Watershed Restoration: Principles and Practices

Chapter 20: Fish Habitat Restoration in the Pacific Northwest: Fish Creek of Oregon

G. H. Reeves, D. B. Hohler, B. E. Hansen, F. H. Everest, J. R. Sedell, T. L. Hickman, and D. Shively

doi: https://doi.org/10.47886/9781888569049.ch20

The decline of anadromous salmonids in the Pacific Northwest of the United States is attributable to a suite of factors that includes overexploitation in sport and commercial fisheries, habitat alteration, migration barriers, variable ocean conditions, and influence of hatchery practices (Nehlsen et al. 1991). A combination of these factors is generally associated with the depressed status of almost every population. The factor most associated with the decline of individual populations is habitat alteration, which includes a decline in the quantity and quality of freshwater habitat (Nehlsen et al. 1991).
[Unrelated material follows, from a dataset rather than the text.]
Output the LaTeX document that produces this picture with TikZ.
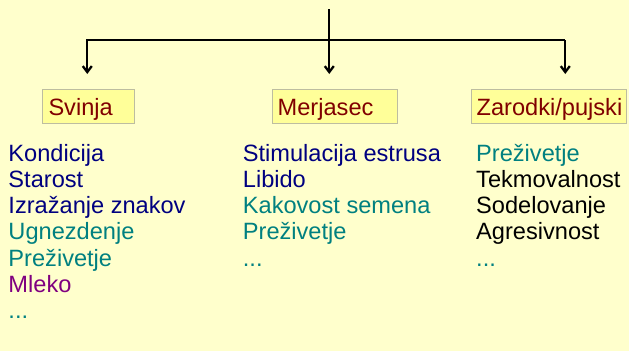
\documentclass[tikz,border=0pt]{standalone}
\usepackage{fontspec}
\setmainfont{Liberation Sans}
\usetikzlibrary{arrows.meta}
\definecolor{bg}{HTML}{FFFFCC}
\definecolor{boxfill}{HTML}{FFFF99}
\definecolor{boxline}{HTML}{BDBDA0}
\definecolor{boxtext}{HTML}{800000}
\definecolor{navy}{HTML}{000080}
\definecolor{tealc}{HTML}{008080}
\definecolor{purp}{HTML}{800080}
\begin{document}
\begin{tikzpicture}[x=1pt,y=1pt,
  lbl/.style={draw=boxline,line width=0.8pt,fill=boxfill,anchor=north west,minimum height=34pt,inner sep=0pt},
  lbltext/.style={anchor=base west,inner sep=0pt,text=boxtext,font=\fontsize{23.6}{26}\selectfont},
  item/.style={anchor=base west,inner sep=0pt,font=\fontsize{23.6}{26}\selectfont},
  conn/.style={line width=2.3pt,black},
  arr/.style={conn,-{Straight Barb[length=6pt,width=9pt,line width=2.3pt]}}]
\fill[bg] (0,0) rectangle (629,-351);
\useasboundingbox (0,0) rectangle (629,-351);
% boxes
\node[lbl,minimum width=92pt] (svinja) at (42.3,-89) {};
\node[lbltext] (svinjat) at (48.3,-115) {Svinja};
\node[lbl,minimum width=125pt] (merjasec) at (271.7,-89) {};
\node[lbltext] (merjasect) at (277.5,-115) {Merjasec};
\node[lbl,minimum width=155pt] (zarodki) at (470.7,-89) {};
\node[lbltext] (zarodkit) at (476.5,-115) {Zarodki/pujski};
% connectors
\coordinate (top) at (329.3,-9);
\coordinate (jl) at (87.3,-40);
\coordinate (jr) at (565.3,-40);
\coordinate (t1) at (87.3,-74);
\coordinate (t2) at (329.3,-74);
\coordinate (t3) at (565.3,-74);
\draw[arr] (top) -- (t2);
\draw[arr] (jr) -- (jl) -- (t1);
\draw[arr] (jr) -- (t3);
% column 1
\node[item,text=navy] (a1) at (8.3,-161) {Kondicija};
\node[item,text=navy] (a2) at (8.3,-187.3) {Starost};
\node[item,text=navy] (a3) at (8.3,-213.6) {Izražanje znakov};
\node[item,text=tealc] (a4) at (8.3,-239.9) {Ugnezdenje};
\node[item,text=tealc] (a5) at (8.3,-266.2) {Preživetje};
\node[item,text=purp] (a6) at (8.3,-292.5) {Mleko};
\node[item,text=tealc] (a7) at (8.3,-318.8) {...};
% column 2
\node[item,text=navy] (b1) at (242.7,-161) {Stimulacija estrusa};
\node[item,text=navy] (b2) at (242.7,-187.3) {Libido};
\node[item,text=tealc] (b3) at (242.7,-213.6) {Kakovost semena};
\node[item,text=tealc] (b4) at (242.7,-239.9) {Preživetje};
\node[item,text=tealc] (b5) at (242.7,-266.2) {...};
% column 3
\node[item,text=tealc] (c1) at (476,-161) {Preživetje};
\node[item,text=black] (c2) at (476,-187.3) {Tekmovalnost};
\node[item,text=black] (c3) at (476,-213.6) {Sodelovanje};
\node[item,text=black] (c4) at (476,-239.9) {Agresivnost};
\node[item,text=tealc] (c5) at (476,-266.2) {...};
\end{tikzpicture}
\end{document}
Habitat in streams used by anadromous salmonids in the Pacific Northwest has been simplified as a consequence of many human activities (Hicks et al. 1991b; Sisson et al. 1992). Simplification includes the loss of habitat, quality, diversity, and complexity. Such changes have occurred as a result of past as well as more recent activities and are common throughout much of the range of anadromous salmonids in western North America (Sedell and Luchessa 1982; Hicks et al. 1991b). Lawson (1993) argued that the arrest and reversal of the continuing decline of the quantity and quality of freshwater habitat are imperative if populations of anadromous salmonids are to be protected from further decline or local extinction.